"L'empreinte de l'ange", n.huston
Éditions Actes Sud / Léméac, 1998, 328 pages.
Lu du 1er au 5 février 2006.
Extraits :
«Dans chaque histoire d'amour fou il y a un tournant ; cela peut venir plus ou moins vite mais en général cela vient assez vite ; la plupart des couples ratent le tournant, dérapent, font un tonneau et vont s'écrabouiller contre le mur, les quatre roues en l'air. La raison en est simple : contrairement à ce qu'on avait cru pendant les premières heures, les premiers jours, tout au plus les premiers mois de l'enchantement, l'autre ne vous a pas métamorphosé. Le mur contre lequel on s'écrase après le tournant, c'est le mur de soi. Soi-même : aussi méchant, mesquin et médiocre qu'auparavant. La guérison magique n'a pas eu lieu. Les plaies sont toujours là, les cauchemars recommencent. Et l'on en veut à l'autre de ce qu'on n'ait pas été refait à neuf ; de ce que l'amour n'ait pas résolu tous les problèmes de l'existence ; de ce que l'on ne se trouve pas, en fin de compte, au Paradis, mais bel et bien, comme d'habitude, sur Terre.» (p. 193-194)

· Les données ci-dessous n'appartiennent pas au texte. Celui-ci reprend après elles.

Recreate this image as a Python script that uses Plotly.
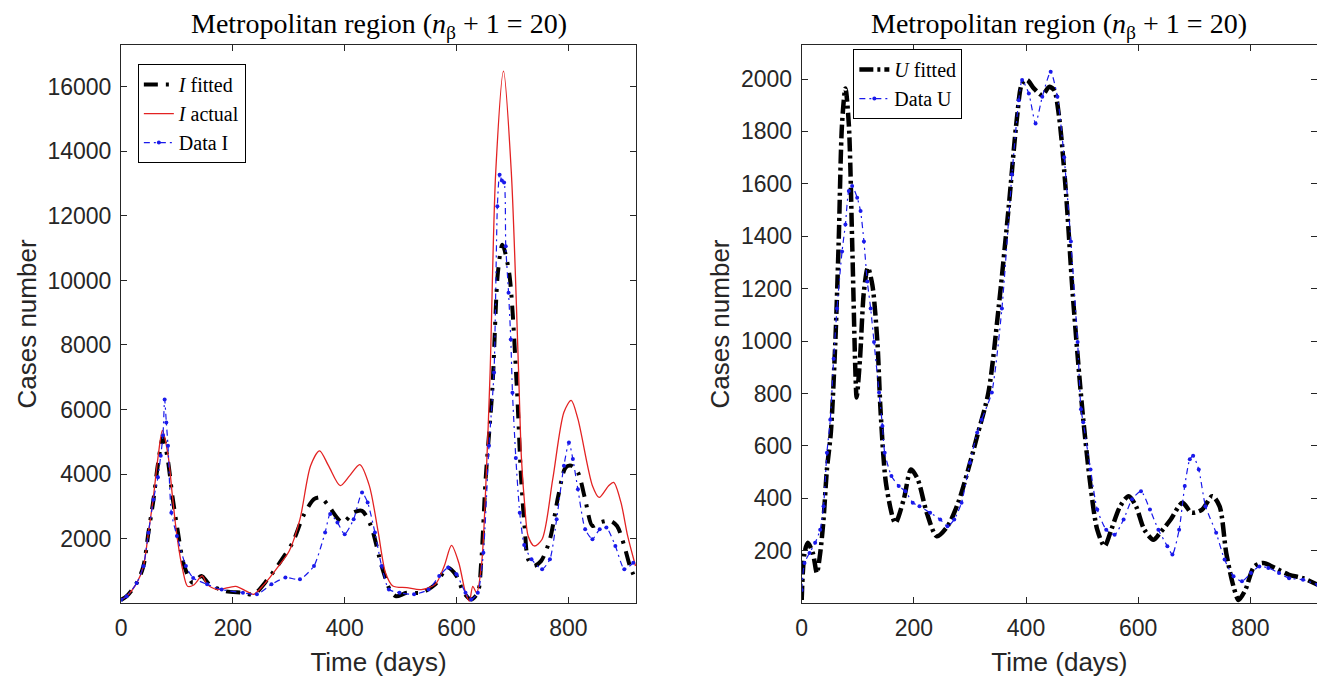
import plotly.graph_objects as go

# ---- left panel: infected ----
i_fit_days = [0, 10, 28, 40, 49, 58, 66, 75, 84, 92, 100, 113, 128, 144, 158, 186, 218, 237, 262, 288,
              307, 326, 345, 357, 371, 396, 416, 431, 447, 466, 482, 492, 511, 537, 562, 584, 600, 613, 626, 638,
              644, 652, 664, 674, 682, 694, 708, 715, 722, 728, 738, 751, 767, 782, 795, 805, 817, 830, 843, 856,
              875, 887, 900, 910, 920]
i_fit = [100, 210, 620, 1140, 2180, 3200, 4300, 5140, 4400, 3300, 2390, 1150, 630, 840, 580, 370, 320, 270, 730, 1360,
         1880, 2700, 3220, 3275, 3015, 2500, 2810, 2860, 2390, 1150, 370, 210, 320, 320, 580, 1100, 840, 320, 110, 320,
         1250, 3840, 6620, 10250, 11110, 10250, 6620, 4000, 2290, 1360, 1150, 1300, 1980, 3330, 4200, 4260, 4050, 3220, 2390, 2500,
         2550, 2390, 1770, 1150, 735]

i_act_days = [0, 10, 28, 40, 49, 58, 66, 74, 84, 92, 100, 110, 119, 130, 145, 154, 173, 205, 224, 237,
              256, 282, 301, 320, 339, 355, 371, 392, 409, 427, 444, 460, 473, 486, 511, 537, 562, 578, 591, 604,
              616, 623, 629, 636, 645, 652, 660, 670, 684, 698, 711, 716, 722, 728, 739, 753, 772, 792, 805, 817,
              843, 855, 872, 881, 894, 906, 920]
i_act = [100, 210, 620, 1140, 2180, 3300, 4500, 5350, 4600, 3300, 2080, 1050, 520, 560, 840, 580, 420, 520, 370, 270,
         580, 1150, 1620, 2600, 4260, 4720, 4260, 3640, 3950, 4290, 3640, 2190, 940, 530, 480, 420, 580, 1150, 1790, 1250,
         320, 60, 520, 320, 1250, 3500, 7150, 13340, 16490, 13340, 7150, 4500, 3015, 2080, 1770, 1980, 3840, 5915, 6280, 5710,
         3640, 3275, 3640, 3740, 3120, 2080, 1150]

i_dat_days = [0, 10, 28, 40, 49, 58, 66, 71, 75, 78, 81, 84, 90, 100, 116, 129, 154, 180, 218, 243,
              269, 294, 320, 345, 365, 374, 387, 400, 416, 431, 441, 454, 466, 479, 498, 524, 550, 569, 585, 600,
              616, 626, 638, 648, 658, 667, 673, 677, 681, 685, 688, 693, 697, 700, 706, 713, 721, 734, 753, 767,
              779, 792, 801, 808, 817, 830, 843, 856, 868, 884, 900, 916]
i_dat = [100, 210, 620, 1140, 2180, 3210, 3900, 4570, 5200, 6310, 5600, 4880, 2800, 2080, 1150, 780, 580, 420, 320, 270,
         580, 790, 735, 1150, 2190, 2760, 2500, 2135, 2600, 3430, 3120, 2190, 1150, 420, 320, 270, 420, 840, 1100, 890,
         320, 110, 320, 1560, 4880, 7150, 12300, 13280, 13100, 13040, 11060, 9620, 8170, 6520, 4500, 2800, 1800, 1360, 1050, 1360,
         2600, 4260, 4980, 4465, 3530, 2290, 1980, 2290, 2340, 1770, 1050, 1250]

# ---- right panel: U ----
u_fit_days = [0, 5, 11, 20, 27, 33, 39, 45, 52, 60, 66, 72, 78, 84, 90, 96, 98, 104, 111, 118,
              126, 135, 141, 151, 167, 182, 195, 207, 223, 241, 260, 279, 297, 313, 333, 351, 369, 384, 393, 402,
              414, 429, 441, 450, 459, 471, 483, 495, 502, 515, 527, 540, 552, 568, 583, 596, 611, 627, 639, 658,
              679, 695, 714, 732, 745, 757, 770, 779, 791, 807, 823, 844, 869, 894, 920]
u_fit = [12, 190, 230, 190, 115, 190, 320, 510, 650, 996, 1380, 1830, 1964, 1830, 1380, 868, 785, 932, 1190, 1280,
         1214, 996, 720, 447, 306, 396, 510, 472, 345, 255, 293, 383, 510, 638, 804, 1124, 1509, 1855, 1983, 1996,
         1964, 1938, 1970, 1958, 1855, 1573, 1188, 868, 702, 447, 280, 217, 280, 370, 408, 370, 280, 242, 268, 319,
         383, 345, 357, 408, 370, 191, 63, 12, 50, 140, 153, 134, 108, 95, 70]

u_dat_days = [0, 5, 14, 24, 33, 39, 45, 51, 57, 63, 72, 78, 84, 90, 99, 105, 111, 117, 123, 129,
              138, 144, 148, 160, 173, 185, 198, 210, 229, 247, 260, 272, 285, 300, 313, 321, 339, 357, 375, 387,
              393, 405, 417, 429, 444, 456, 468, 480, 492, 498, 502, 515, 527, 543, 558, 574, 589, 605, 621, 636,
              652, 661, 673, 683, 692, 698, 708, 720, 739, 754, 770, 785, 801, 816, 832, 851, 869, 894, 920]
u_dat = [50, 153, 191, 230, 280, 370, 574, 700, 932, 1124, 1342, 1445, 1573, 1592, 1547, 1496, 1380, 1227, 1124, 996,
         804, 676, 574, 485, 447, 427, 383, 370, 345, 319, 293, 319, 383, 536, 651, 700, 804, 1124, 1637, 1919,
         1996, 1945, 1830, 1932, 2028, 1932, 1701, 1380, 996, 740, 690, 510, 357, 280, 261, 319, 396, 427, 357, 280,
         217, 185, 280, 447, 549, 562, 510, 370, 268, 166, 102, 83, 115, 140, 134, 115, 95, 89, 70]

x_ticks = [0, 200, 400, 600, 800]
i_ticks = [2000, 4000, 6000, 8000, 10000, 12000, 14000, 16000]
u_ticks = [200, 400, 600, 800, 1000, 1200, 1400, 1600, 1800, 2000]

title_txt = "Metropolitan region (<i>n</i><sub>β</sub> + 1 = 20)"

RED = "#e32222"
BLUE = "#1a1aeb"
AX = "#262626"
SANS = "Liberation Sans, Arial"
SERIF = "Liberation Serif, Times New Roman"

fig = go.Figure()

fig.add_trace(go.Scatter(x=i_fit_days, y=i_fit, name="<i>I</i> fitted", mode="lines",
                         line=dict(color="black", width=4, dash="14px,8px,3px,8px", shape="spline", smoothing=0.8),
                         xaxis="x", yaxis="y", legend="legend"))
fig.add_trace(go.Scatter(x=i_act_days, y=i_act, name="<i>I</i> actual", mode="lines",
                         line=dict(color=RED, width=1.3, shape="spline", smoothing=0.8),
                         xaxis="x", yaxis="y", legend="legend"))
fig.add_trace(go.Scatter(x=i_dat_days, y=i_dat, name="Data I", mode="lines+markers",
                         line=dict(color=BLUE, width=1.2, dash="6px,4px,2px,4px", shape="spline", smoothing=0.6),
                         marker=dict(color=BLUE, size=4),
                         xaxis="x", yaxis="y", legend="legend"))

fig.add_trace(go.Scatter(x=u_fit_days, y=u_fit, name="<i>U</i> fitted", mode="lines",
                         line=dict(color="black", width=4.5, dash="14px,4px,3px,4px", shape="spline", smoothing=0.8),
                         xaxis="x2", yaxis="y2", legend="legend2"))
fig.add_trace(go.Scatter(x=u_dat_days, y=u_dat, name="Data U", mode="lines+markers",
                         line=dict(color=BLUE, width=1.2, dash="6px,4px,2px,4px", shape="spline", smoothing=0.6),
                         marker=dict(color=BLUE, size=4),
                         xaxis="x2", yaxis="y2", legend="legend2"))

axis_common = dict(showline=True, mirror="ticks", linecolor=AX, linewidth=1, ticks="inside", ticklen=6,
                   tickcolor=AX, showgrid=False, zeroline=False, automargin=False, tickformat="d",
                   ticklabelstandoff=4, tickfont=dict(family=SANS, size=23, color=AX))
xtitle = dict(text="Time (days)", font=dict(family=SANS, size=26, color=AX), standoff=13)
ytitle = dict(text="Cases number", font=dict(family=SANS, size=26, color=AX), standoff=3)

legend_common = dict(xanchor="left", yanchor="top", bordercolor="black", borderwidth=1, bgcolor="white",
                     font=dict(family=SERIF, size=20, color="black"), tracegroupgap=0)

# page body adds an 8px offset, domains below are compensated for it
fig.update_layout(
    width=1325, height=684,
    margin=dict(l=0, r=0, t=0, b=0),
    paper_bgcolor="white", plot_bgcolor="white",
    xaxis=dict(domain=[0.0853, 0.474], range=[0, 921], tickvals=x_ticks, title=xtitle, anchor="y", **axis_common),
    yaxis=dict(domain=[0.130, 0.946], range=[0, 17300], tickvals=i_ticks, title=ytitle, anchor="x", **axis_common),
    xaxis2=dict(domain=[0.599, 0.988], range=[0, 919], tickvals=x_ticks, title=xtitle, anchor="y2", **axis_common),
    yaxis2=dict(domain=[0.130, 0.946], range=[0, 2130], tickvals=u_ticks, title=ytitle, anchor="x2", **axis_common),
    legend=dict(x=0.098, y=0.918, **legend_common),
    legend2=dict(x=0.638, y=0.940, **legend_common),
    showlegend=True,
    annotations=[
        dict(text=title_txt, x=0.2797, y=0.974, xref="paper", yref="paper", showarrow=False,
             xanchor="center", yanchor="middle", font=dict(family=SERIF, size=28, color="black")),
        dict(text=title_txt, x=0.7935, y=0.974, xref="paper", yref="paper", showarrow=False,
             xanchor="center", yanchor="middle", font=dict(family=SERIF, size=28, color="black")),
    ],
)

fig.write_html("out.html")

«- Tu aides à faire la guerre, alors ? dit Saffie en reculant. Ces mains elles touchent des clarinettes...et des fusils ? Elles tuent, ces mains ?Je te déteste !
- Saffie...
- Ne me touche pas ! Je hais la guerre ! András ! (Elle crie. Hystérique pour de vrai, cette fois.) Je vais te dénoncer à la police !
Il la gifle. De toutes ses forces. Juste une fois. Juste pour la calmer.
Et, oui, cela la calme... Elle met ses deux mains, superposées, sur sa joue en feu.
Ahuri par cette explosion de violence entre les deux êtres qu'il adore, Emil lâche sa flûte-courge et regarde, sans pleurer, de l'un à l'autre.
En fait - ils ne se le disent pas mais tous deux le savent - ils ont enfin touché là à l'essence de leur amour, à son noyau secret et sacré. En l'autre, c'est l'ennemi qu'ils aiment.